El señor Gallina no contestó, pero asintió. Y eso bastó.
A las 9:31 A.M., las llamas salían por las ventanas. La alarma chilló como un animal herido. El aula de arte se convirtió en un horno de papel y plástico. Los profesores corrieron, gritaron. Sacaron a los niños como pudieron. Algunos lloraban. Otros tosían.
Pero Kellie no.
Kellie estaba de pie, en el patio trasero, observando la columna de humo con una sonrisa serena, como si acabara de liberar mariposas.
— Ahora están contentos — Dijo cuando la encontraron — Me dijeron que hacía frío, que estaban tristes. El fuego los calienta. El fuego es una fiesta.

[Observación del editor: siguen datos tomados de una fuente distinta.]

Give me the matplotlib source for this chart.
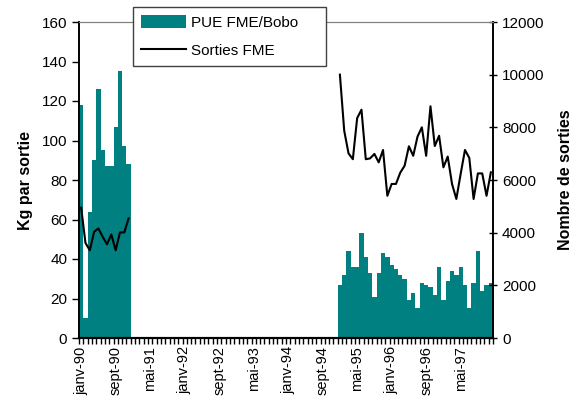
import numpy as np
import matplotlib
matplotlib.use("Agg")
import matplotlib.pyplot as plt
from matplotlib.ticker import FixedLocator, NullFormatter

plt.rcParams['font.family'] = ['Liberation Sans', 'DejaVu Sans']

# monthly catch per trip (kg/sortie), janv-90 .. dec-90 then janv-95 .. dec-97
pue_90 = [118, 10, 64, 90, 126, 95, 87, 87, 107, 135, 97, 88]
pue_95_97 = [27, 32, 44, 36, 36, 53, 41, 33, 21, 33, 43, 41,
             37, 35, 32, 30, 19, 23, 15, 28, 27, 26, 22, 36,
             19, 29, 34, 32, 36, 27, 15, 28, 44, 24, 27, 28]

# number of trips
sorties_90 = [4950, 3610, 3330, 4030, 4160, 3840, 3560, 3930, 3330, 4010, 4010, 4540]
sorties_95_97 = [10000, 7870, 7010, 6790, 8350, 8670, 6790, 6820, 6990, 6670, 7140, 5400,
                 5850, 5850, 6280, 6540, 7280, 6920, 7650, 8000, 6920, 8800, 7290, 7680,
                 6480, 6890, 5850, 5280, 6230, 7140, 6840, 5280, 6250, 6250, 5400, 6290]

mois = ['janv', 'févr', 'mars', 'avr', 'mai', 'juin',
        'juil', 'août', 'sept', 'oct', 'nov', 'déc']
annees = list(range(90, 98))
labels = [f"{m}-{a}" for a in annees for m in mois]

n = len(labels)
i90 = np.arange(0, 12)
i95 = np.arange(60, 96)

teal = '#008080'

fig = plt.figure(figsize=(5.79, 4.01), dpi=100)
ax = fig.add_axes([79 / 579, 63 / 401, 414 / 579, 316 / 401])
ax2 = ax.twinx()

ax.bar(i90 + 0.5, pue_90, width=1.0, color=teal, linewidth=0, label='PUE FME/Bobo')
ax.bar(i95 + 0.5, pue_95_97, width=1.0, color=teal, linewidth=0)
ax2.plot(i90 + 0.5, sorties_90, color='black', lw=1.5, label='Sorties FME')
ax2.plot(i95 + 0.5, sorties_95_97, color='black', lw=1.5)

ax.set_xlim(0, n)
ax.set_ylim(0, 160)
ax2.set_ylim(0, 12000)
ax.set_yticks(range(0, 161, 20))
ax2.set_yticks(range(0, 12001, 2000))

# month boundary ticks, labels every 8 months centred on the category
ax.xaxis.set_major_locator(FixedLocator(np.arange(0, n + 1)))
ax.xaxis.set_major_formatter(NullFormatter())
lab_pos = np.arange(0, n, 8)
ax.xaxis.set_minor_locator(FixedLocator(lab_pos + 0.5))
ax.set_xticklabels([labels[k] for k in lab_pos], minor=True, rotation=90, fontsize=10.5)
ax.tick_params(axis='x', which='major', length=4, width=1, direction='out')
ax.tick_params(axis='x', which='minor', length=0, pad=6)

ax.tick_params(axis='y', length=5, width=1, direction='out', labelsize=11)
ax2.tick_params(axis='y', length=6, width=1, direction='inout', labelsize=11)

ax.set_ylabel('Kg par sortie', fontsize=11.5, fontweight='bold', labelpad=6)
ax2.set_ylabel('Nombre de sorties', fontsize=11.5, fontweight='bold', labelpad=10)

for a in (ax, ax2):
    a.spines['top'].set_color('#808080')
    a.spines['left'].set_linewidth(1.2)
    a.spines['right'].set_linewidth(1.2)
    a.spines['bottom'].set_linewidth(1.5)

h1, l1 = ax.get_legend_handles_labels()
h2, l2 = ax2.get_legend_handles_labels()
leg = ax2.legend(h1 + h2, l1 + l2, loc='upper left',
                 bbox_to_anchor=(133 / 579, 334 / 401, 193 / 579, 60 / 401),
                 bbox_transform=fig.transFigure, mode='expand',
                 fontsize=11, frameon=True, fancybox=False, framealpha=1,
                 handlelength=2.9, handleheight=0.9, handletextpad=0.35,
                 borderpad=0.55, labelspacing=0.85, borderaxespad=0)
leg.get_frame().set_edgecolor('#404040')
leg.get_frame().set_linewidth(1.0)

fig.savefig('out.png', dpi=100)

En los escombros, los bomberos hallaron más de treinta dibujos carbonizados, pero aún legibles. En todos, las mismas figuras bailaban entre llamas. Y en el centro, una niña de cabello rojo, con los brazos abiertos.
Sobre cada uno, escrita con crayón rojo, una sola palabra repetida una y otra vez.
Feliz.
Feliz.
Feliz.
Eso fue el comienzo de algo que nadie creyó que volvería.
Los ecos del pasado, reprimidos, silenciados, sepultados bajo capas de olvido colectivo, comenzaban a despertar con una voz renovada. Lo que una vez fue un caso cerrado, una historia de horror enterrada en los titulares viejos del año 1989, ahora tomaba una nueva forma… Más joven, más impredecible.
Y esta vez, no era un hombre el que caminaba entre las sombras con una máscara de gallina.
Era una niña.
Una niña de ojos azul-verdes como vidrio bajo el agua, que sonreía mientras todo ardía.
Porque los monstruos del ayer no siempre mueren. A veces… Solo se reencarnan.
Y Kellie era la prueba viviente de que las pesadillas no terminan. Solo evolucionan.